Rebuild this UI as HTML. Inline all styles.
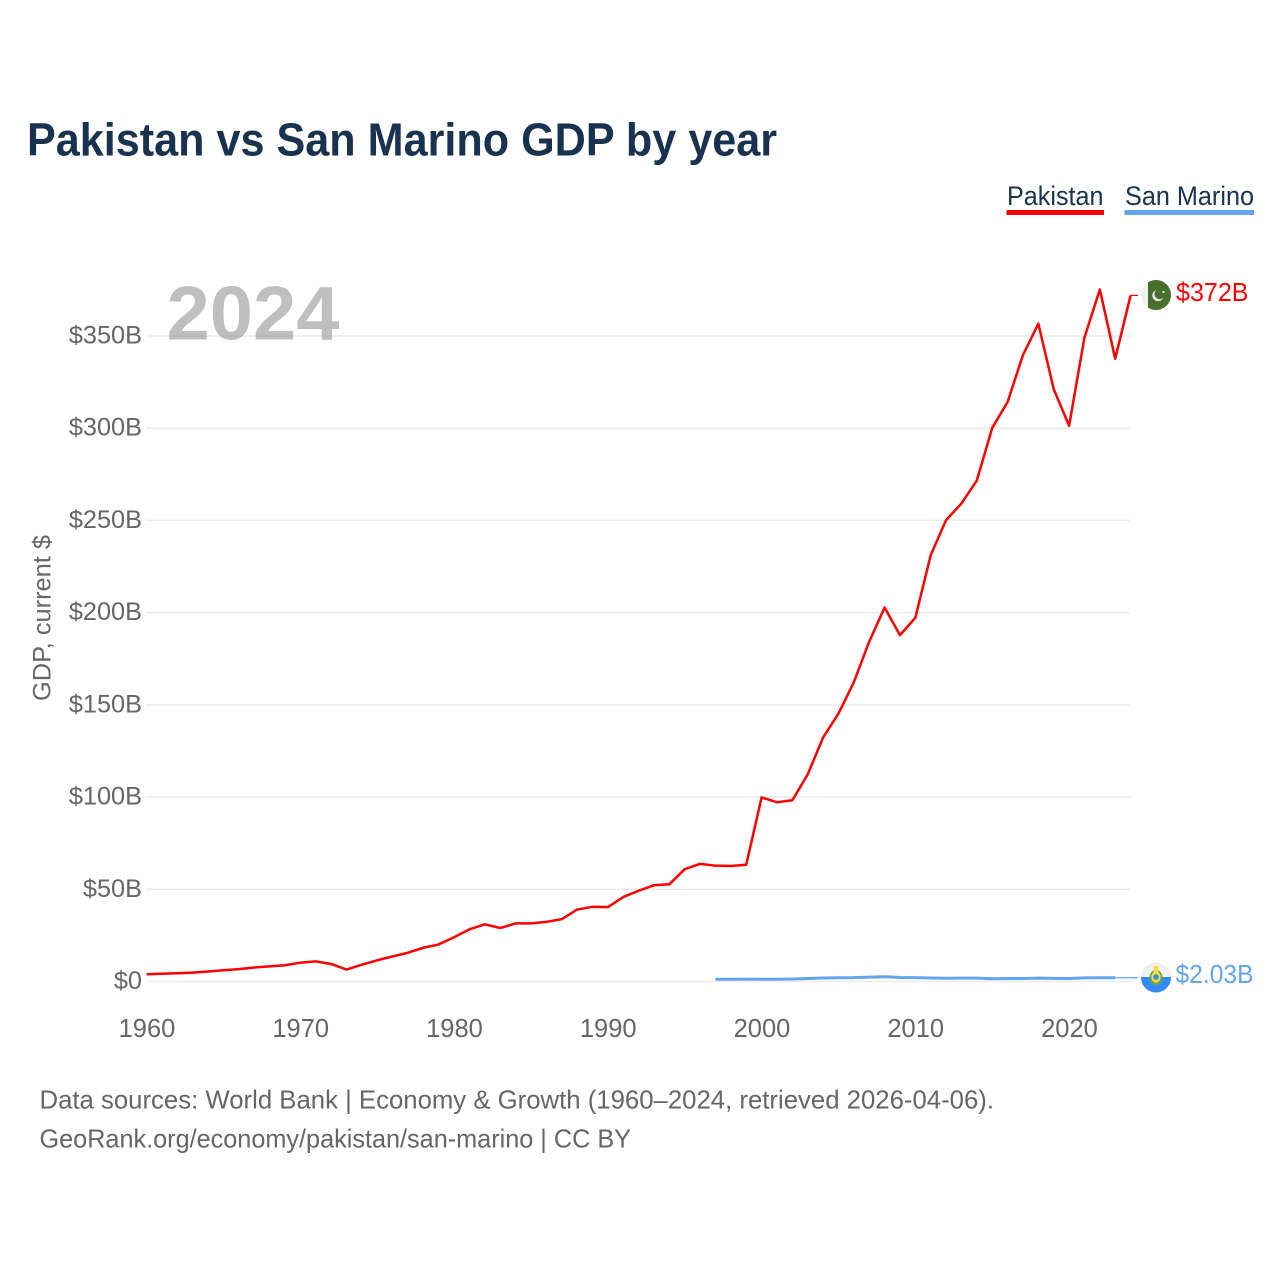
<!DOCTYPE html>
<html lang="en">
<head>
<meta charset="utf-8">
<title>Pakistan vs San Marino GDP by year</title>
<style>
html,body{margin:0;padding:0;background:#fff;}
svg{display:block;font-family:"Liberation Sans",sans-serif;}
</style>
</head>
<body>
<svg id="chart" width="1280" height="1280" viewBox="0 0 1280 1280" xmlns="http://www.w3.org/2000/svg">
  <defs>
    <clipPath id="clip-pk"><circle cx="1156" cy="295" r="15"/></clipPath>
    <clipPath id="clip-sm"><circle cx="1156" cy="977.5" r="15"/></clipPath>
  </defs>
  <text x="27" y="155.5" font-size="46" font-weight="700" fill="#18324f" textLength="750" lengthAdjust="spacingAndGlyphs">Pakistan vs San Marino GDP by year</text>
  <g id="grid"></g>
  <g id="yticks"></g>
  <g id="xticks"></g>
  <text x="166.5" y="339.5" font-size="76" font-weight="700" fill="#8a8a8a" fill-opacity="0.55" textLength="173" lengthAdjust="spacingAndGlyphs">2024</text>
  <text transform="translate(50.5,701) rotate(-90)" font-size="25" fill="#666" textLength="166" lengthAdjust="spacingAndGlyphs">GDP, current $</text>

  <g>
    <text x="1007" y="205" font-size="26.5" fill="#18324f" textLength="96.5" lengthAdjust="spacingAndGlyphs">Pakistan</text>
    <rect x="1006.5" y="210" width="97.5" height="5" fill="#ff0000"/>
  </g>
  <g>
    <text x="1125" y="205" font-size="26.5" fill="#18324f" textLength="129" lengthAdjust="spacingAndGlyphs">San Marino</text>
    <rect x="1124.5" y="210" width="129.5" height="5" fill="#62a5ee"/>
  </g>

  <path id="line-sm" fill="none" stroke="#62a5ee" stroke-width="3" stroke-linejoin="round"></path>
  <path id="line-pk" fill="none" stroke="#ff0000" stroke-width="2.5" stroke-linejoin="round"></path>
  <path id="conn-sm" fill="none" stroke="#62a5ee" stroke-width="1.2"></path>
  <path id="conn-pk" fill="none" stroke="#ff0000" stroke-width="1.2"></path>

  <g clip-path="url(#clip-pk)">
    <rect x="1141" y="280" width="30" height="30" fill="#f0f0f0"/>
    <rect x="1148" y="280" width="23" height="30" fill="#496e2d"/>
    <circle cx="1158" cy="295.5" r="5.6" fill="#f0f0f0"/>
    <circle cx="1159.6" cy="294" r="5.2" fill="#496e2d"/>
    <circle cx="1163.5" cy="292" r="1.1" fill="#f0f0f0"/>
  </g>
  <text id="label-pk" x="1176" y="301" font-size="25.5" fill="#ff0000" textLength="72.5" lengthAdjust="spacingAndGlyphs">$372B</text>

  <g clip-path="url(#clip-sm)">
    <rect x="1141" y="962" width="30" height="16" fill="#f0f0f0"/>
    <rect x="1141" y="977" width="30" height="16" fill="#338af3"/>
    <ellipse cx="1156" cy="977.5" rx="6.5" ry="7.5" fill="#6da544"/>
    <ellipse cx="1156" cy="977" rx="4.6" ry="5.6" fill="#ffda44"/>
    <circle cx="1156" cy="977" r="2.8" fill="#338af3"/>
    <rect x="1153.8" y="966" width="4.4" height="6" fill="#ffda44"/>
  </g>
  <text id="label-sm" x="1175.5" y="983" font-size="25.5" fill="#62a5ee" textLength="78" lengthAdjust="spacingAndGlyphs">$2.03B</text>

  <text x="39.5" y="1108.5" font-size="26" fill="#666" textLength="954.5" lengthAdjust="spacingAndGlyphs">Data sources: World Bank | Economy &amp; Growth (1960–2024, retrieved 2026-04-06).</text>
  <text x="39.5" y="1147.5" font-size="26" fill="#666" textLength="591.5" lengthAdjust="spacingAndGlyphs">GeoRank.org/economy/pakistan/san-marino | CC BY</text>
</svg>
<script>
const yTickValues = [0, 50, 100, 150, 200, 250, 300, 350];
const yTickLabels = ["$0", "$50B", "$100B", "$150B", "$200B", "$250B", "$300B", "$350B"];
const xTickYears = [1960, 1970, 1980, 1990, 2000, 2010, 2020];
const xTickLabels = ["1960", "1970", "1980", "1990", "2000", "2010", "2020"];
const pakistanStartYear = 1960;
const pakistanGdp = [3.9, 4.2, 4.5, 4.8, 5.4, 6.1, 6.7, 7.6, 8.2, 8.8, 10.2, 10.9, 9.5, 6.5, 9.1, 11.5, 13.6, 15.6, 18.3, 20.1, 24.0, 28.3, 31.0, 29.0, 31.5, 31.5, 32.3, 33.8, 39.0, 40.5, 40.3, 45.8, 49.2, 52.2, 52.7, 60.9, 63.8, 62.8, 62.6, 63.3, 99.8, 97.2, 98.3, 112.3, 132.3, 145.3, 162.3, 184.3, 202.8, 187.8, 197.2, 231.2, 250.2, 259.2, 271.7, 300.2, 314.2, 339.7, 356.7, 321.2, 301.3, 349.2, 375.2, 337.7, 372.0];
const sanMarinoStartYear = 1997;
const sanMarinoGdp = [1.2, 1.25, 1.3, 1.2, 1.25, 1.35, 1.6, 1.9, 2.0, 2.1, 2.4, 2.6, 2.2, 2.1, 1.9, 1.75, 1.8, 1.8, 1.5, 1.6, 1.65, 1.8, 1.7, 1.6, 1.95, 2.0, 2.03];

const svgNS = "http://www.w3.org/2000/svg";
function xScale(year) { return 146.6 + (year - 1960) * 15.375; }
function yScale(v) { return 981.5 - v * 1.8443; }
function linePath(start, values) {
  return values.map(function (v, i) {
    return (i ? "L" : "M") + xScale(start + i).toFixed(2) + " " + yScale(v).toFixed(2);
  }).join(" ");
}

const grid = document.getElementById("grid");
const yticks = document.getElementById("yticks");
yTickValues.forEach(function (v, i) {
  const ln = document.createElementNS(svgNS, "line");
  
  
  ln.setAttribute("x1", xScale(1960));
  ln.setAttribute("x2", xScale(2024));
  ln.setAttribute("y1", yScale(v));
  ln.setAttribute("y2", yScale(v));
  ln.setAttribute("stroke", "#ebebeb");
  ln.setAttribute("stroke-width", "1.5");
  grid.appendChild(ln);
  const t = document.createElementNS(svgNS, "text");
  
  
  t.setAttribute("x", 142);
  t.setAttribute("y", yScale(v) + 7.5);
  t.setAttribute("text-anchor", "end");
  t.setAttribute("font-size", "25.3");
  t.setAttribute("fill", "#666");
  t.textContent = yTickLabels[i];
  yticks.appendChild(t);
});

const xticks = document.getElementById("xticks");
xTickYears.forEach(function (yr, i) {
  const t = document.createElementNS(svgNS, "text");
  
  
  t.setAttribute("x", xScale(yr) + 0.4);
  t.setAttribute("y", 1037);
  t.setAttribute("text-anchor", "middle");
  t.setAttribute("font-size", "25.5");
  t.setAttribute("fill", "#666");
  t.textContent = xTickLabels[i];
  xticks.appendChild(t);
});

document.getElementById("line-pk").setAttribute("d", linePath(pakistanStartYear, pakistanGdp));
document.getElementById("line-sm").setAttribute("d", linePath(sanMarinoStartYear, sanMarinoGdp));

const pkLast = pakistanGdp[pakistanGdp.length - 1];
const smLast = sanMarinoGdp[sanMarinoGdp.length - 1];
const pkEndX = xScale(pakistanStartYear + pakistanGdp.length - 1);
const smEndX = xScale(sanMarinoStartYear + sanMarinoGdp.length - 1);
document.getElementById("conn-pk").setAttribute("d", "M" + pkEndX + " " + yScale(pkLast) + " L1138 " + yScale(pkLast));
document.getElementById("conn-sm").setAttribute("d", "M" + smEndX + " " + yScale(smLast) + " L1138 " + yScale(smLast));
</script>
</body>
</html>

○ ○ ○ ○ ○ ○ ○

§ Short exercise:
Your task is to repeat the data above exactly while excluding the pictures.

§ Response to the task:
Rebuild this UI as HTML. Inline all styles.
<!DOCTYPE html>
<html lang="en">
<head>
<meta charset="utf-8">
<title>Pakistan vs San Marino GDP by year</title>
<style>
html,body{margin:0;padding:0;background:#fff;}
svg{display:block;font-family:"Liberation Sans",sans-serif;}
</style>
</head>
<body>
<svg id="chart" width="1280" height="1280" viewBox="0 0 1280 1280" xmlns="http://www.w3.org/2000/svg">
  <defs>
    <clipPath id="clip-pk"><circle cx="1156" cy="295" r="15"/></clipPath>
    <clipPath id="clip-sm"><circle cx="1156" cy="977.5" r="15"/></clipPath>
  </defs>
  <text x="27" y="155.5" font-size="46" font-weight="700" fill="#18324f" textLength="750" lengthAdjust="spacingAndGlyphs">Pakistan vs San Marino GDP by year</text>
  <g id="grid"></g>
  <g id="yticks"></g>
  <g id="xticks"></g>
  <text x="166.5" y="339.5" font-size="76" font-weight="700" fill="#8a8a8a" fill-opacity="0.55" textLength="173" lengthAdjust="spacingAndGlyphs">2024</text>
  <text transform="translate(50.5,701) rotate(-90)" font-size="25" fill="#666" textLength="166" lengthAdjust="spacingAndGlyphs">GDP, current $</text>

  <g>
    <text x="1007" y="205" font-size="26.5" fill="#18324f" textLength="96.5" lengthAdjust="spacingAndGlyphs">Pakistan</text>
    <rect x="1006.5" y="210" width="97.5" height="5" fill="#ff0000"/>
  </g>
  <g>
    <text x="1125" y="205" font-size="26.5" fill="#18324f" textLength="129" lengthAdjust="spacingAndGlyphs">San Marino</text>
    <rect x="1124.5" y="210" width="129.5" height="5" fill="#62a5ee"/>
  </g>

  <path id="line-sm" fill="none" stroke="#62a5ee" stroke-width="3" stroke-linejoin="round"></path>
  <path id="line-pk" fill="none" stroke="#ff0000" stroke-width="2.5" stroke-linejoin="round"></path>
  <path id="conn-sm" fill="none" stroke="#62a5ee" stroke-width="1.2"></path>
  <path id="conn-pk" fill="none" stroke="#ff0000" stroke-width="1.2"></path>

  <g clip-path="url(#clip-pk)">
    <rect x="1141" y="280" width="30" height="30" fill="#f0f0f0"/>
    <rect x="1148" y="280" width="23" height="30" fill="#496e2d"/>
    <circle cx="1158" cy="295.5" r="5.6" fill="#f0f0f0"/>
    <circle cx="1159.6" cy="294" r="5.2" fill="#496e2d"/>
    <circle cx="1163.5" cy="292" r="1.1" fill="#f0f0f0"/>
  </g>
  <text id="label-pk" x="1176" y="301" font-size="25.5" fill="#ff0000" textLength="72.5" lengthAdjust="spacingAndGlyphs">$372B</text>

  <g clip-path="url(#clip-sm)">
    <rect x="1141" y="962" width="30" height="16" fill="#f0f0f0"/>
    <rect x="1141" y="977" width="30" height="16" fill="#338af3"/>
    <ellipse cx="1156" cy="977.5" rx="6.5" ry="7.5" fill="#6da544"/>
    <ellipse cx="1156" cy="977" rx="4.6" ry="5.6" fill="#ffda44"/>
    <circle cx="1156" cy="977" r="2.8" fill="#338af3"/>
    <rect x="1153.8" y="966" width="4.4" height="6" fill="#ffda44"/>
  </g>
  <text id="label-sm" x="1175.5" y="983" font-size="25.5" fill="#62a5ee" textLength="78" lengthAdjust="spacingAndGlyphs">$2.03B</text>

  <text x="39.5" y="1108.5" font-size="26" fill="#666" textLength="954.5" lengthAdjust="spacingAndGlyphs">Data sources: World Bank | Economy &amp; Growth (1960–2024, retrieved 2026-04-06).</text>
  <text x="39.5" y="1147.5" font-size="26" fill="#666" textLength="591.5" lengthAdjust="spacingAndGlyphs">GeoRank.org/economy/pakistan/san-marino | CC BY</text>
</svg>
<script>
const yTickValues = [0, 50, 100, 150, 200, 250, 300, 350];
const yTickLabels = ["$0", "$50B", "$100B", "$150B", "$200B", "$250B", "$300B", "$350B"];
const xTickYears = [1960, 1970, 1980, 1990, 2000, 2010, 2020];
const xTickLabels = ["1960", "1970", "1980", "1990", "2000", "2010", "2020"];
const pakistanStartYear = 1960;
const pakistanGdp = [3.9, 4.2, 4.5, 4.8, 5.4, 6.1, 6.7, 7.6, 8.2, 8.8, 10.2, 10.9, 9.5, 6.5, 9.1, 11.5, 13.6, 15.6, 18.3, 20.1, 24.0, 28.3, 31.0, 29.0, 31.5, 31.5, 32.3, 33.8, 39.0, 40.5, 40.3, 45.8, 49.2, 52.2, 52.7, 60.9, 63.8, 62.8, 62.6, 63.3, 99.8, 97.2, 98.3, 112.3, 132.3, 145.3, 162.3, 184.3, 202.8, 187.8, 197.2, 231.2, 250.2, 259.2, 271.7, 300.2, 314.2, 339.7, 356.7, 321.2, 301.3, 349.2, 375.2, 337.7, 372.0];
const sanMarinoStartYear = 1997;
const sanMarinoGdp = [1.2, 1.25, 1.3, 1.2, 1.25, 1.35, 1.6, 1.9, 2.0, 2.1, 2.4, 2.6, 2.2, 2.1, 1.9, 1.75, 1.8, 1.8, 1.5, 1.6, 1.65, 1.8, 1.7, 1.6, 1.95, 2.0, 2.03];

const svgNS = "http://www.w3.org/2000/svg";
function xScale(year) { return 146.6 + (year - 1960) * 15.375; }
function yScale(v) { return 981.5 - v * 1.8443; }
function linePath(start, values) {
  return values.map(function (v, i) {
    return (i ? "L" : "M") + xScale(start + i).toFixed(2) + " " + yScale(v).toFixed(2);
  }).join(" ");
}

const grid = document.getElementById("grid");
const yticks = document.getElementById("yticks");
yTickValues.forEach(function (v, i) {
  const ln = document.createElementNS(svgNS, "line");
  
  
  ln.setAttribute("x1", xScale(1960));
  ln.setAttribute("x2", xScale(2024));
  ln.setAttribute("y1", yScale(v));
  ln.setAttribute("y2", yScale(v));
  ln.setAttribute("stroke", "#ebebeb");
  ln.setAttribute("stroke-width", "1.5");
  grid.appendChild(ln);
  const t = document.createElementNS(svgNS, "text");
  
  
  t.setAttribute("x", 142);
  t.setAttribute("y", yScale(v) + 7.5);
  t.setAttribute("text-anchor", "end");
  t.setAttribute("font-size", "25.3");
  t.setAttribute("fill", "#666");
  t.textContent = yTickLabels[i];
  yticks.appendChild(t);
});

const xticks = document.getElementById("xticks");
xTickYears.forEach(function (yr, i) {
  const t = document.createElementNS(svgNS, "text");
  
  
  t.setAttribute("x", xScale(yr) + 0.4);
  t.setAttribute("y", 1037);
  t.setAttribute("text-anchor", "middle");
  t.setAttribute("font-size", "25.5");
  t.setAttribute("fill", "#666");
  t.textContent = xTickLabels[i];
  xticks.appendChild(t);
});

document.getElementById("line-pk").setAttribute("d", linePath(pakistanStartYear, pakistanGdp));
document.getElementById("line-sm").setAttribute("d", linePath(sanMarinoStartYear, sanMarinoGdp));

const pkLast = pakistanGdp[pakistanGdp.length - 1];
const smLast = sanMarinoGdp[sanMarinoGdp.length - 1];
const pkEndX = xScale(pakistanStartYear + pakistanGdp.length - 1);
const smEndX = xScale(sanMarinoStartYear + sanMarinoGdp.length - 1);
document.getElementById("conn-pk").setAttribute("d", "M" + pkEndX + " " + yScale(pkLast) + " L1138 " + yScale(pkLast));
document.getElementById("conn-sm").setAttribute("d", "M" + smEndX + " " + yScale(smLast) + " L1138 " + yScale(smLast));
</script>
</body>
</html>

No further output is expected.